Transforming gradient-based techniques into interpretable methods
Caroline Mazini Rodrigues, Nicolas Boutry, Laurent Najman
TL;DR
This work tackles noisy gradient-based explanations for CNNs by introducing Gradient Artificial Distancing (GAD), which emphasizes image regions that separate target classes without sacrificing model fidelity. GAD creates artificial shifts in final activations between chosen classes and trains support regression models to mimic these changes, then fuses multiple explanations to yield concise, region-focused attributions. Through occlusion-based evaluation and convex-hull analysis across cat-vs-dog and bird datasets, GAD demonstrates reduced explanation complexity and improved sensitivity for several gradient-based methods. The approach offers a practical path toward more interpretable xAI outputs and outlines future work on density-based metrics and semantic clustering for multi-class explanations.
Abstract
The explication of Convolutional Neural Networks (CNN) through xAI techniques often poses challenges in interpretation. The inherent complexity of input features, notably pixels extracted from images, engenders complex correlations.

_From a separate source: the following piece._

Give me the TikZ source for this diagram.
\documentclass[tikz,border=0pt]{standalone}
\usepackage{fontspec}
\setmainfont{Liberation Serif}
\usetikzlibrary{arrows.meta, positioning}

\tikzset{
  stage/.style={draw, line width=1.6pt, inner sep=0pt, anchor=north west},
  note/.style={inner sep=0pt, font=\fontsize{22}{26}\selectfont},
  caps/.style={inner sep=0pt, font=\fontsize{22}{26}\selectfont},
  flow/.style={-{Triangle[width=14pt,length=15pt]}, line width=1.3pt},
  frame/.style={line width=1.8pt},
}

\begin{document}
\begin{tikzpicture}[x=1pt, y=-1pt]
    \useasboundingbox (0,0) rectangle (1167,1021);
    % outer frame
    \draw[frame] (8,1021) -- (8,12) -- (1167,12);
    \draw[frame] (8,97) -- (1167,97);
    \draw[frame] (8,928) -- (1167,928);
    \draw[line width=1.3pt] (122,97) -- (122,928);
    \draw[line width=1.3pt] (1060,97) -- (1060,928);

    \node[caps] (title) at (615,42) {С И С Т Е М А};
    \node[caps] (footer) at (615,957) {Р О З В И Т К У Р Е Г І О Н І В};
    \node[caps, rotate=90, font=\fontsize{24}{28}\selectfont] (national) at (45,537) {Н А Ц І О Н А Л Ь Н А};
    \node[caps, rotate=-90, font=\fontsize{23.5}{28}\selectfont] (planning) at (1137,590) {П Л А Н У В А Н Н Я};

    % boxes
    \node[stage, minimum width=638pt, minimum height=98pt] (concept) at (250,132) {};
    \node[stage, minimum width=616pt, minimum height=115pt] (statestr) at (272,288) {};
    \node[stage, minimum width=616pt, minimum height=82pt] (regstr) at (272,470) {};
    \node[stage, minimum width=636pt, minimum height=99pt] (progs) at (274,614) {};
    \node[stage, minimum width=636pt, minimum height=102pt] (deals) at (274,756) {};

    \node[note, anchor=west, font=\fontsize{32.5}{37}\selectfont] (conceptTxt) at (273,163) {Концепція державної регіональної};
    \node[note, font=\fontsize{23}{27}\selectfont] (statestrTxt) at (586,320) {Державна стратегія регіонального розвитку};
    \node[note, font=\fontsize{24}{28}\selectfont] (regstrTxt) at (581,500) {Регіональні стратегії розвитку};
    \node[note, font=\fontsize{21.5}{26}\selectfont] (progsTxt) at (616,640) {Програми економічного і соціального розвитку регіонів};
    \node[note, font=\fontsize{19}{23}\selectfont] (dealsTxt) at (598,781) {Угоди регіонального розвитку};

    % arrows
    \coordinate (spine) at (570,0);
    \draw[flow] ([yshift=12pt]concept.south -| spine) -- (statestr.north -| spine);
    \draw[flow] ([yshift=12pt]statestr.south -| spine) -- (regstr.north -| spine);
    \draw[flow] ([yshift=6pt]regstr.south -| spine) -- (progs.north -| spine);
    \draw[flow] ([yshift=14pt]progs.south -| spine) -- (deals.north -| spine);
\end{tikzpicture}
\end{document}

Gradient-based methodologies, exemplified by Integrated Gradients (IG), effectively demonstrate the significance of these features. Nevertheless, the conversion of these explanations into images frequently yields considerable noise. Presently, we introduce GAD (Gradient Artificial Distancing) as a supportive framework for gradient-based techniques. Its primary objective is to accentuate influential regions by establishing distinctions between classes. The essence of GAD is to limit the scope of analysis during visualization and, consequently reduce image noise. Empirical investigations involving occluded images have demonstrated that the identified regions through this methodology indeed play a pivotal role in facilitating class differentiation.